PROBLEM TO WORK ON: Images are not part of the copy; write out the rest of the data exactly as given.
----- ROWS -----
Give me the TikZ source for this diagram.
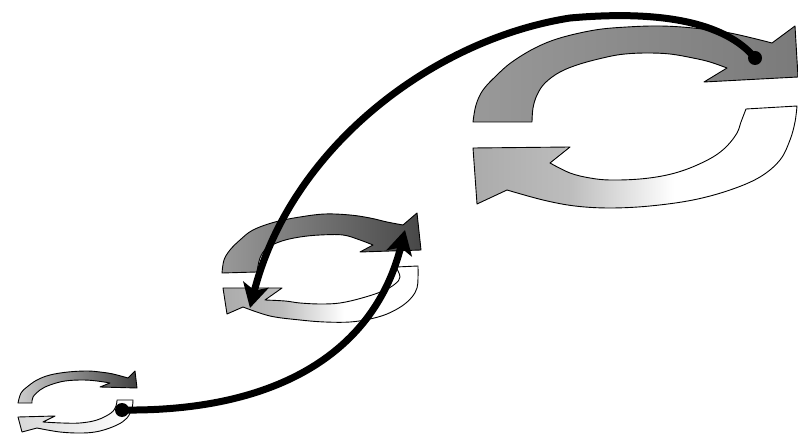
\documentclass[tikz,border=0pt]{standalone}
\usetikzlibrary{arrows.meta}
\pgfdeclarehorizontalshading{lowfade}{100bp}{color(0bp)=(black!33); color(25bp)=(black!33); color(40bp)=(black!26); color(56bp)=(white); color(100bp)=(white)}
\begin{document}
\begin{tikzpicture}[x=1pt,y=-1pt,
  arr/.style={draw=black, line width=0.9pt, line join=round},
  conn/.style={draw=black, line width=7pt, line cap=round},
  dotnode/.style={circle, fill=black, inner sep=0pt, minimum size=14pt},
  tip/.style={-{Stealth[length=24pt, width=26pt, inset=6pt]}}]
\useasboundingbox[fill=white] (0,0) rectangle (798,438);

% ---------- large cycle ----------
\path[arr, left color=black!40, right color=black!52]
  (473,122) -- plot[smooth, tension=0.6] coordinates {(473,122) (476,105) (483,90) (497,75) (512,62) (535,48) (560,38) (595,30) (627,27) (660,26) (693,28) (730,33) (772,43)}
  -- (795,26) -- (798,77) -- (704,82)
  -- plot[smooth, tension=0.6] coordinates {(727,68) (710,62) (693,58) (670,54) (647,53) (625,54) (607,57) (580,64) (560,72) (545,83) (537,95) (533,108) (532,122)}
  -- cycle;
\path[arr, shading=lowfade]
  (570,147) -- (473,148) -- (477,204) -- (507,190)
  -- plot[smooth, tension=0.6] coordinates {(507,190) (543,200) (575,206) (610,208) (650,206) (693,200) (730,190) (760,177) (780,160) (790,140) (795,122) (797,106)}
  -- (746,109)
  -- plot[smooth, tension=0.6] coordinates {(746,109) (741,122) (737,133) (727,146) (713,157) (690,168) (667,175) (640,179) (610,180) (590,178) (570,173) (550,163)}
  -- cycle;

% ---------- medium cycle ----------
\path[arr, left color=black!40, right color=black!72]
  (222,273) -- plot[smooth, tension=0.6] coordinates {(222,273) (224,260) (230,250) (240,240) (253,230) (275,222) (300,217) (325,214) (350,215) (370,218) (387,222) (403,225)}
  -- (417,213) -- (421,250) -- (360,252)
  -- plot[smooth, tension=0.6] coordinates {(373,245) (360,240) (343,235) (320,235) (300,237) (282,241) (267,248) (260,258) (257,272)}
  -- cycle;
\path[arr, shading=lowfade]
  (282,288) -- (223,288) -- (227,314) -- (243,307)
  -- plot[smooth, tension=0.6] coordinates {(243,307) (270,316) (300,320) (325,322) (350,322) (370,319) (387,314) (402,306) (412,297) (417,288) (418,278) (418,266)}
  -- (396,267)
  -- plot[smooth, tension=0.6] coordinates {(396,267) (400,277) (395,284) (383,291) (362,298) (340,303) (320,304) (300,303) (285,301) (265,300)}
  -- cycle;

% ---------- small cycle ----------
\path[arr, left color=black!20, right color=black!75]
  (18,403) -- plot[smooth, tension=0.6] coordinates {(18,403) (21,393) (27,387) (37,380) (50,375) (68,372) (87,371) (100,372) (113,374) (128,378)}
  -- (135,371) -- (137,388) -- (100,387)
  -- plot[smooth, tension=0.6] coordinates {(110,383) (97,381) (83,380) (65,381) (50,385) (40,390) (33,397) (32,403)}
  -- cycle;
\path[arr, left color=black!15, middle color=white, right color=white]
  (55,416) -- (18,417) -- (22,432) -- (37,428)
  -- plot[smooth, tension=0.6] coordinates {(37,428) (60,432) (83,433) (100,431) (117,425) (127,418) (132,408) (133,400)}
  -- (117,400)
  -- plot[smooth, tension=0.6] coordinates {(117,400) (116,406) (111,413) (97,420) (80,423) (62,423) (43,422)}
  -- cycle;

% ---------- connectors ----------
\node[dotnode] (ds) at (122,410) {};
\node[dotnode] (dl) at (755,58) {};
\coordinate (ms) at (405,230);
\coordinate (ml) at (250,308);
\coordinate (top) at (570,18);

\draw[conn, tip] (ds.center) .. controls (280,412) and (375,350) .. (ms);
\draw[conn, tip] (dl.center) .. controls (725,22) and (660,10) .. (top)
  .. controls (430,40) and (290,150) .. (ml);
\end{tikzpicture}
\end{document}
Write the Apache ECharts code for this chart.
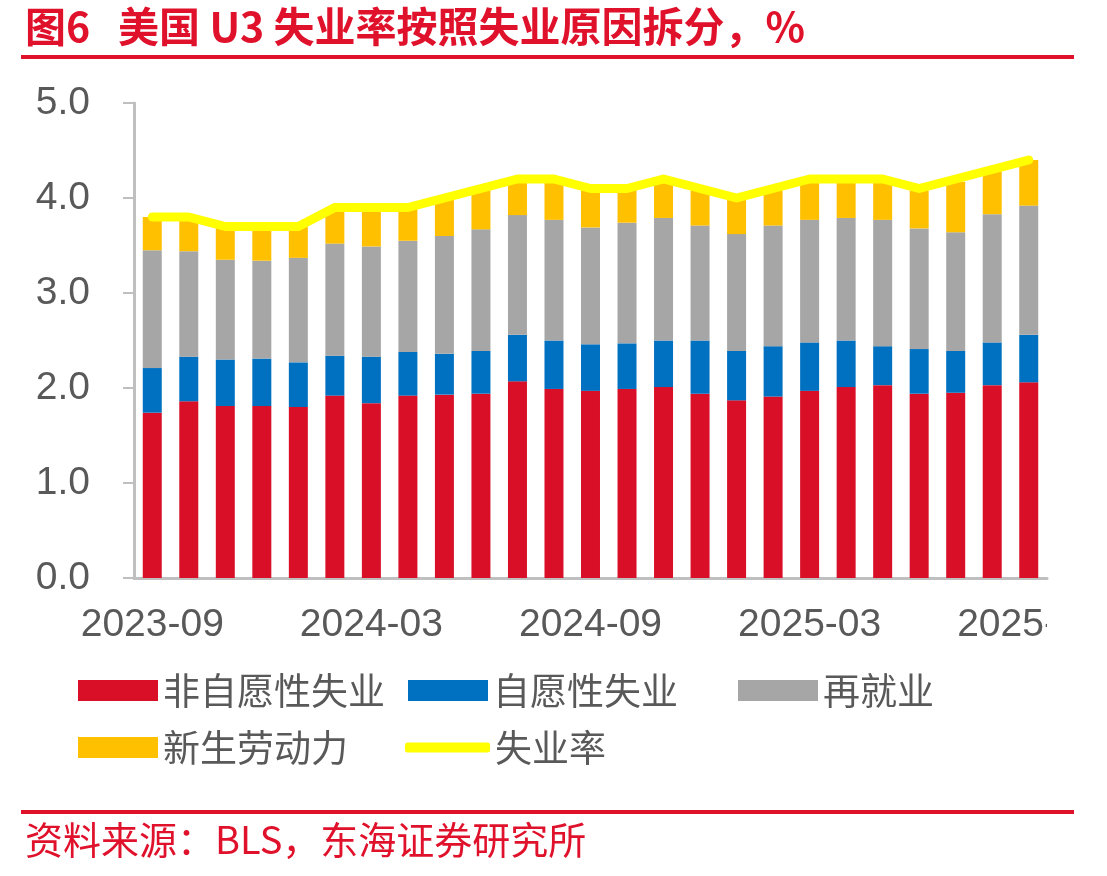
-----
TASK SOLUTION:
Give me the TikZ source for this diagram.
\documentclass[tikz,border=0pt]{standalone}
\usetikzlibrary{arrows.meta}
\pgfdeclarehorizontalshading{lowfade}{100bp}{color(0bp)=(black!33); color(25bp)=(black!33); color(40bp)=(black!26); color(56bp)=(white); color(100bp)=(white)}
\begin{document}
\begin{tikzpicture}[x=1pt,y=-1pt,
  arr/.style={draw=black, line width=0.9pt, line join=round},
  conn/.style={draw=black, line width=7pt, line cap=round},
  dotnode/.style={circle, fill=black, inner sep=0pt, minimum size=14pt},
  tip/.style={-{Stealth[length=24pt, width=26pt, inset=6pt]}}]
\useasboundingbox[fill=white] (0,0) rectangle (798,438);

% ---------- large cycle ----------
\path[arr, left color=black!40, right color=black!52]
  (473,122) -- plot[smooth, tension=0.6] coordinates {(473,122) (476,105) (483,90) (497,75) (512,62) (535,48) (560,38) (595,30) (627,27) (660,26) (693,28) (730,33) (772,43)}
  -- (795,26) -- (798,77) -- (704,82)
  -- plot[smooth, tension=0.6] coordinates {(727,68) (710,62) (693,58) (670,54) (647,53) (625,54) (607,57) (580,64) (560,72) (545,83) (537,95) (533,108) (532,122)}
  -- cycle;
\path[arr, shading=lowfade]
  (570,147) -- (473,148) -- (477,204) -- (507,190)
  -- plot[smooth, tension=0.6] coordinates {(507,190) (543,200) (575,206) (610,208) (650,206) (693,200) (730,190) (760,177) (780,160) (790,140) (795,122) (797,106)}
  -- (746,109)
  -- plot[smooth, tension=0.6] coordinates {(746,109) (741,122) (737,133) (727,146) (713,157) (690,168) (667,175) (640,179) (610,180) (590,178) (570,173) (550,163)}
  -- cycle;

% ---------- medium cycle ----------
\path[arr, left color=black!40, right color=black!72]
  (222,273) -- plot[smooth, tension=0.6] coordinates {(222,273) (224,260) (230,250) (240,240) (253,230) (275,222) (300,217) (325,214) (350,215) (370,218) (387,222) (403,225)}
  -- (417,213) -- (421,250) -- (360,252)
  -- plot[smooth, tension=0.6] coordinates {(373,245) (360,240) (343,235) (320,235) (300,237) (282,241) (267,248) (260,258) (257,272)}
  -- cycle;
\path[arr, shading=lowfade]
  (282,288) -- (223,288) -- (227,314) -- (243,307)
  -- plot[smooth, tension=0.6] coordinates {(243,307) (270,316) (300,320) (325,322) (350,322) (370,319) (387,314) (402,306) (412,297) (417,288) (418,278) (418,266)}
  -- (396,267)
  -- plot[smooth, tension=0.6] coordinates {(396,267) (400,277) (395,284) (383,291) (362,298) (340,303) (320,304) (300,303) (285,301) (265,300)}
  -- cycle;

% ---------- small cycle ----------
\path[arr, left color=black!20, right color=black!75]
  (18,403) -- plot[smooth, tension=0.6] coordinates {(18,403) (21,393) (27,387) (37,380) (50,375) (68,372) (87,371) (100,372) (113,374) (128,378)}
  -- (135,371) -- (137,388) -- (100,387)
  -- plot[smooth, tension=0.6] coordinates {(110,383) (97,381) (83,380) (65,381) (50,385) (40,390) (33,397) (32,403)}
  -- cycle;
\path[arr, left color=black!15, middle color=white, right color=white]
  (55,416) -- (18,417) -- (22,432) -- (37,428)
  -- plot[smooth, tension=0.6] coordinates {(37,428) (60,432) (83,433) (100,431) (117,425) (127,418) (132,408) (133,400)}
  -- (117,400)
  -- plot[smooth, tension=0.6] coordinates {(117,400) (116,406) (111,413) (97,420) (80,423) (62,423) (43,422)}
  -- cycle;

% ---------- connectors ----------
\node[dotnode] (ds) at (122,410) {};
\node[dotnode] (dl) at (755,58) {};
\coordinate (ms) at (405,230);
\coordinate (ml) at (250,308);
\coordinate (top) at (570,18);

\draw[conn, tip] (ds.center) .. controls (280,412) and (375,350) .. (ms);
\draw[conn, tip] (dl.center) .. controls (725,22) and (660,10) .. (top)
  .. controls (430,40) and (290,150) .. (ml);
\end{tikzpicture}
\end{document}
Write the Apache ECharts code for this chart.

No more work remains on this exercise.